Hoje demos um passeio de carro pela cidade. Sim, já temos carro. Se tinha sido interessante um português alugar casa a um muçulmano em África, imaginem um português a comprar um carro japonês a um paquistanês que só fala inglês em África! Pois, o tal do melting pot é aqui! Aqui se vive uma mescla cultural quotidiana, rua a rua. O vendedor foi o Atif. No dia seguinte a ter-me mostrado o carro e tendo ele ficado a considerar uma contraproposta de valor que lhe fiz, telefonou-me e disse, Good morning, brother, you go see car? Claro que não lhe podia falar um inglês correto, senão começava uma conserva de surdos, então, mentalmente pedi desculpas a todos os meus professores de inglês e respondi bem alto, I go see car after lunch! Às tantas, reparei que o carro não tinha macaco e se tivesse um furo estava enrascado, ele viu que eu reparei e disse, juro que disse, a seguinte frase, No problem, I give macaco! Larguei a rir, I give macaco é inimitável. O Atif começou também a rir, olhou para a Paula e disse, good car for mamã go shoping! A sério, foi delicioso. Fechámos negócio e a nossa qualidade de vida aumentou substancialmente porque em Maputo, como já antes se escreveu, a mobilidade é fundamental e a melhor forma de a ter é com viatura própria. O Atif ainda tentou gabar o auto-rádio que era bom para a mamã ouvir música, mas eu disse-lhe que os botões estavam todos em japonês e ele calou-se, não fosse estragar o negócio. É giro porque os botões não têm os sinais internacionais de play, pause, etc... têm só carateres japoneses, os botões e o livro de instruções, enfim, pormenores sem importância nenhuma, em Maputo, um carro automático serve para acelerar e ir em frente... mais ou menos em frente!

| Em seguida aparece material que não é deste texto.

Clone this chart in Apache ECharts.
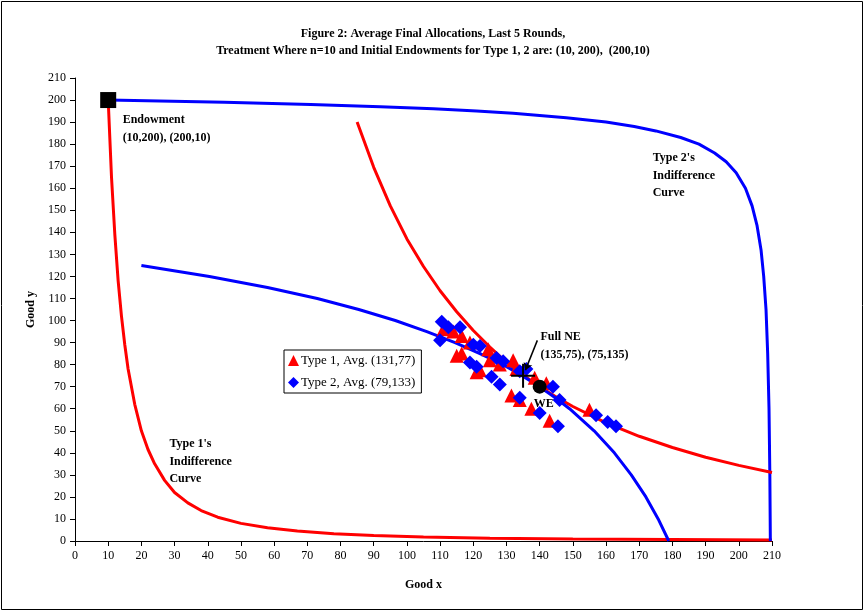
<!DOCTYPE html>
<html>
<head>
<meta charset="utf-8">
<script src="https://cdn.jsdelivr.net/npm/echarts@6/dist/echarts.min.js"></script>
<style>
html,body{margin:0;padding:0;background:#fff;}
#chart{width:866px;height:615px;}
</style>
</head>
<body>
<div id="chart"></div>
<script>
// ---- Data ----
const titleLines = [
  'Figure 2: Average Final Allocations, Last 5 Rounds,',
  'Treatment Where n=10 and Initial Endowments for Type 1, 2 are: (10, 200),  (200,10)'
];
const axisMin = 0, axisMax = 210, axisStep = 10;

// Type 1's indifference curve through the endowment (red)
const red1 = [[10,200],[11,165],[12,139],[13,118],[14,102],[15,89],[16,78],[18,62],[20,50],[22,41.5],[24,35],[27,27.5],[30,22],[34,17.3],[38,13.8],[43,10.8],[50,8],[58,6],[67,4.5],[78,3.3],[90,2.5],[105,1.8],[125,1.3],[150,0.9],[180,0.65],[210,0.5]];
// Type 2's indifference curve through the endowment (blue)
const blue1 = [[10,200],[45,199],[71,198],[92,197],[108,196],[121,195],[132,194],[148,192],[160,190],[168.5,188],[175,186],[182.5,183],[188,180],[192.7,176],[196.2,172],[199.2,167],[202,160],[204,152],[205.5,143],[206.7,132],[207.5,120],[208.2,105],[208.7,85],[209.1,60],[209.35,30],[209.5,0]];
// Type 1 curve through the equilibrium (red)
const red2 = [[85,190],[90,169.5],[95,152],[100,137],[105,124.5],[110,113.5],[115,104],[120,95.5],[125,88],[130,81],[135,75.3],[140,70],[145,65.3],[150,61],[160,53.6],[170,47.5],[180,42.4],[190,38],[200,34.3],[210,31.1]];
// Type 2 curve through the equilibrium (blue)
const blue2 = [[20,125],[40.5,120],[58,115],[73,110],[85.5,105],[96.5,100],[106,95],[114.5,90],[122,85],[129,80],[134.7,75],[140,70],[144.7,65],[149,60],[156.4,50],[162.5,40],[167.6,30],[172,20],[175.7,10],[178.9,0]];

// Average final allocations
const type1Pts = [[111,96],[114,95],[116.5,93],[119,90],[115,84],[116.5,85],[124.5,87],[122,77.5],[125,82],[128,80],[132,82],[133,78],[138.5,74],[142,71.5],[131.5,66],[134,64],[137.5,60],[143,54.5],[155,59.5],[121,76.5]];
const type2Pts = [[110.5,99.5],[112.5,97],[116,97],[110,91],[120,89],[122,88.5],[119,81],[121,79],[125.5,74.5],[128,71],[127,83],[129,81.5],[134,77],[136,78],[144,70],[134,65],[146,64],[140,58],[145.5,52],[157,57],[160.5,54],[163,52]];
const type1Name = 'Type 1, Avg. (131,77)';
const type2Name = 'Type 2, Avg. (79,133)';

const endowment = [[10,200]];
const walras = [[140,70]];
const nash = [[135,75]];
const neArrow = [[139.3,91],[135.7,77.5]];

const notes = [
  {text:'Endowment\n(10,200), (200,10)', x:14.5, y:194.6},
  {text:"Type 2's\nIndifference\nCurve", x:174.2, y:177.3},
  {text:"Type 1's\nIndifference\nCurve", x:28.6, y:47.6},
  {text:'Full NE\n(135,75), (75,135)', x:140.4, y:96.1},
  {text:'WE', x:138.4, y:65.8}
];

// ---- Chart ----
const FONT = '"Liberation Serif","Times New Roman",serif';
const chart = echarts.init(document.getElementById('chart'), null, {renderer:'canvas'});

function curve(name, data, color){
  return {name, type:'line', data, showSymbol:false, symbol:'none', smooth:false,
    lineStyle:{color, width:3}, itemStyle:{color}, silent:true, z:2};
}

const option = {
  backgroundColor:'#fff',
  animation:false,
  title:{
    text: titleLines.join('\n'), left:'center', top:20,
    textStyle:{fontFamily:FONT, fontWeight:'bold', fontSize:12, lineHeight:17, color:'#000'}
  },
  legend:{
    left:284, top:350, orient:'vertical',
    data:[{name:type1Name, icon:'triangle'},{name:type2Name, icon:'diamond'}],
    itemWidth:11, itemHeight:11, itemGap:9,
    padding:[4,6,4,4],
    borderColor:'#000', borderWidth:1, backgroundColor:'#fff',
    textStyle:{fontFamily:FONT, fontSize:13, color:'#000', padding:[0,0,0,-3]},
    selectedMode:false
  },
  grid:{left:75, right:94, top:78, bottom:74, containLabel:false},
  xAxis:{
    type:'value', min:axisMin, max:axisMax, interval:axisStep,
    name:'Good x', nameLocation:'middle', nameGap:38,
    nameTextStyle:{fontFamily:FONT, fontWeight:'bold', fontSize:12, color:'#000'},
    axisLine:{show:true, onZero:false, lineStyle:{color:'#000', width:1}},
    axisTick:{show:true, length:5, lineStyle:{color:'#000'}},
    axisLabel:{fontFamily:FONT, fontSize:12, color:'#000', margin:9},
    splitLine:{show:false}
  },
  yAxis:{
    type:'value', min:axisMin, max:axisMax, interval:axisStep,
    name:'Good y', nameLocation:'middle', nameGap:38, nameRotate:90,
    nameTextStyle:{fontFamily:FONT, fontWeight:'bold', fontSize:12, color:'#000'},
    axisLine:{show:true, onZero:false, lineStyle:{color:'#000', width:1}},
    axisTick:{show:true, length:5, lineStyle:{color:'#000'}},
    axisLabel:{fontFamily:FONT, fontSize:12, color:'#000', margin:9},
    splitLine:{show:false}
  },
  graphic:[{
    type:'rect', shape:{x:1.5, y:1.5, width:861, height:608},
    style:{fill:'none', stroke:'#000', lineWidth:1}, silent:true, z:-10
  }],
  series:[
    curve('red1', red1, '#FF0000'),
    curve('blue1', blue1, '#0000FF'),
    curve('red2', red2, '#FF0000'),
    curve('blue2', blue2, '#0000FF'),
    {name:type1Name, type:'scatter', data:type1Pts, symbol:'triangle', symbolSize:14,
      itemStyle:{color:'#FF0000', opacity:1}, z:4},
    {name:type2Name, type:'scatter', data:type2Pts, symbol:'diamond', symbolSize:14,
      itemStyle:{color:'#0000FF', opacity:1}, z:5},
    {name:'endow', type:'scatter', data:endowment, symbol:'rect', symbolSize:16,
      itemStyle:{color:'#000', opacity:1}, z:6},
    {name:'we', type:'scatter', data:walras, symbol:'circle', symbolSize:14,
      itemStyle:{color:'#000', opacity:1}, z:6},
    {name:'ne', type:'scatter', data:nash,
      symbol:'path://M-1,-12H1V-1H12V1H1V12H-1V1H-12V-1H-1Z', symbolSize:24,
      itemStyle:{color:'#000', opacity:1}, z:7},
    {name:'arrow', type:'lines', coordinateSystem:'cartesian2d',
      data:[{coords:neArrow}], symbol:['none','arrow'], symbolSize:7,
      lineStyle:{color:'#000', width:1.5, opacity:1}, z:7, silent:true},
    {name:'notes', type:'scatter', symbol:'circle', symbolSize:1,
      itemStyle:{color:'rgba(0,0,0,0)', opacity:1}, silent:true, z:8,
      data: notes.map(n => ({value:[n.x, n.y], name:n.text})),
      label:{show:true, position:[0,0], align:'left', verticalAlign:'top',
        formatter: p => p.name, opacity:1,
        fontFamily:FONT, fontWeight:'bold', fontSize:12, lineHeight:17.5, color:'#000'}}
  ]
};
chart.setOption(option);
</script>
</body>
</html>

Convidámos os primos Marco e Sandrine e o tio Zé (que não pôde vir porque vai viajar) e fomos almoçar ao rodízio. Correram carnes deliciosas, muqueca de peixe, sobremesas supremas e umas cervejinhas geladas e terminámos a tarde a planear uma passeata...

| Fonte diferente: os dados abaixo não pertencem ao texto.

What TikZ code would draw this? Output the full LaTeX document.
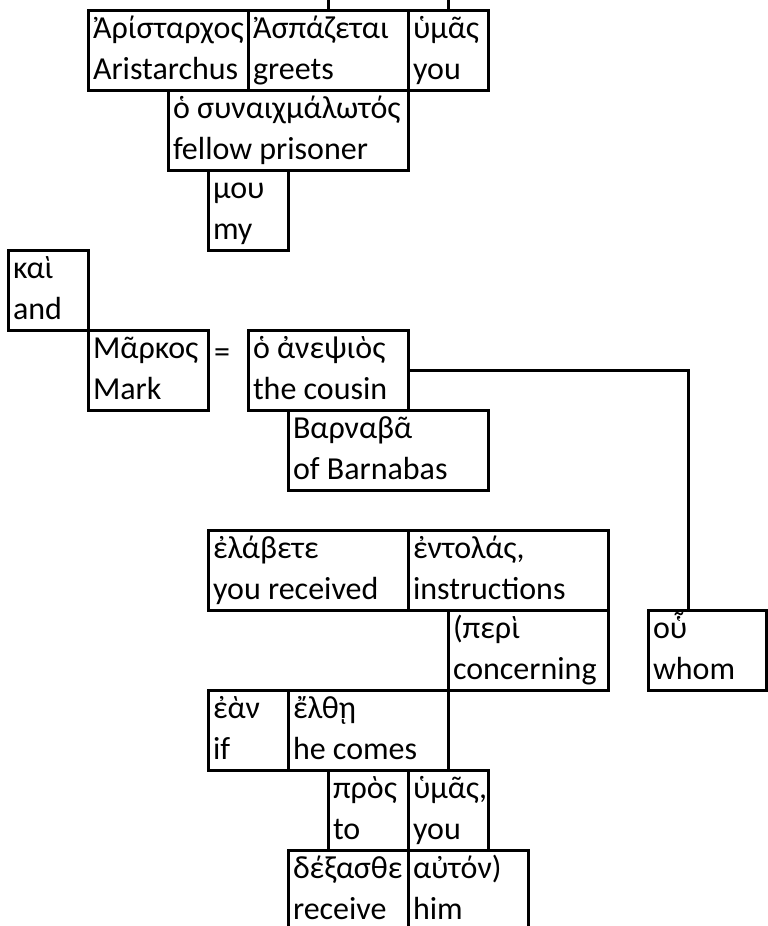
\documentclass[tikz,border=0pt]{standalone}
\usepackage{fontspec}
\setmainfont{Carlito}
\tikzset{
  wbox/.style={draw, line width=3pt, inner sep=0pt, outer sep=0pt, rectangle},
  wtxt/.style={anchor=base west, inner sep=0pt, outer sep=0pt, font=\fontsize{32}{38}\selectfont},
  conn/.style={draw, line width=3pt}
}
\newcommand\wbx[7]{%
  \node[wbox, minimum width=#4pt, minimum height=#5pt, anchor=north west] (#1) at (#2,#3) {};
  \node[wtxt] (#1g) at (#2+5,#3+28) {#6};
  \node[wtxt] (#1e) at (#2+5,#3+69) {#7};
}
\begin{document}
\begin{tikzpicture}[x=1pt,y=-1pt]
\clip (0,0) rectangle (768,926);
\fill[white] (0,0) rectangle (768,926);
\node[wbox, minimum width=120pt, minimum height=80pt, anchor=north west] (prev) at (328,-70) {};
\wbx{aris}{88}{10}{160}{80}{Ἀρίσταρχος}{Aristarchus}
\wbx{aspa}{248}{10}{160}{80}{Ἀσπάζεται}{greets}
\wbx{hym}{408}{10}{80}{80}{ὑμᾶς}{you}
\wbx{syn}{168}{90}{240}{80}{ὁ συναιχμάλωτός}{fellow prisoner}
\wbx{mou}{208}{170}{80}{80}{μου}{my}
\wbx{kai}{8}{250}{80}{80}{καὶ}{and}
\wbx{mark}{88}{330}{120}{80}{Μᾶρκος}{Mark}
\node[wtxt] (eq) at (214,362) {=};
\wbx{anep}{248}{330}{160}{80}{ὁ ἀνεψιὸς}{the cousin}
\wbx{barn}{288}{410}{200}{80}{Βαρναβᾶ}{of Barnabas}
\wbx{elab}{208}{530}{200}{80}{ἐλάβετε}{you received}
\wbx{ento}{408}{530}{200}{80}{ἐντολάς,}{instructions}
\wbx{peri}{448}{610}{160}{80}{(περὶ}{concerning}
\wbx{hou}{648}{610}{118}{80}{οὗ}{whom}
\wbx{ean}{208}{690}{80}{80}{ἐὰν}{if}
\wbx{elth}{288}{690}{160}{80}{ἔλθῃ}{he comes}
\wbx{pros}{328}{770}{80}{80}{πρὸς}{to}
\wbx{hym2}{408}{770}{80}{80}{ὑμᾶς,}{you}
\wbx{dex}{288}{850}{120}{80}{δέξασθε}{receive}
\wbx{aut}{408}{850}{120}{80}{αὐτόν)}{him}
\draw[conn] (anep.east) -| ([xshift=40pt]hou.north west);
\end{tikzpicture}
\end{document}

Há pormenores da vida aqui que são muito difíceis, mas na generalidade, o projeto vale muito a pena porque este é um país em crescimento, com potencialidades tremendas, com pessoas alegres e sorridentes, que nos interpelam na rua com simpatia para um cumprimento. E há esperança. Sim, posso dizer que em Moçambique há esperança e essa esperança, tão pouco palpável em tese, sente-se no quotidiano e muda-nos a perspetiva de vida.

À sexta-feira à tarde, ao longo da avenida marginal da Costa do Sol, com palmeiras e outras árvores marcando o traçado bordejado pelo mar, eles começam a chegar em carros e carrinhas, as malas térmicas estendem-se ao longo da avenida prenhes de sumos e cerveja, a mais popular chama-se "Laurentina", mas eu gosto mais da "2M", eles estacionam os carros e ligam os rádios no máximo e riem e cantam e dançam e bebem e há vida e festa e sensualidade no ar. É difícil cruzar a avenida ao fim-de-semana. Porque há festa. E a razão não é outra que estarem as pessoas vivas e ser fim-de-semana. Esta celebração da vida só termina ao final de domingo. No dia seguinte, inicia-se uma semana mais, sem stress.

Nos últimos anos, sempre que fiz anos, senti o peso deles. Este ano fiz menos um. Na cabeça, que é onde mais conta! E, sim, tenho saudades. Se não tivesse, não era português!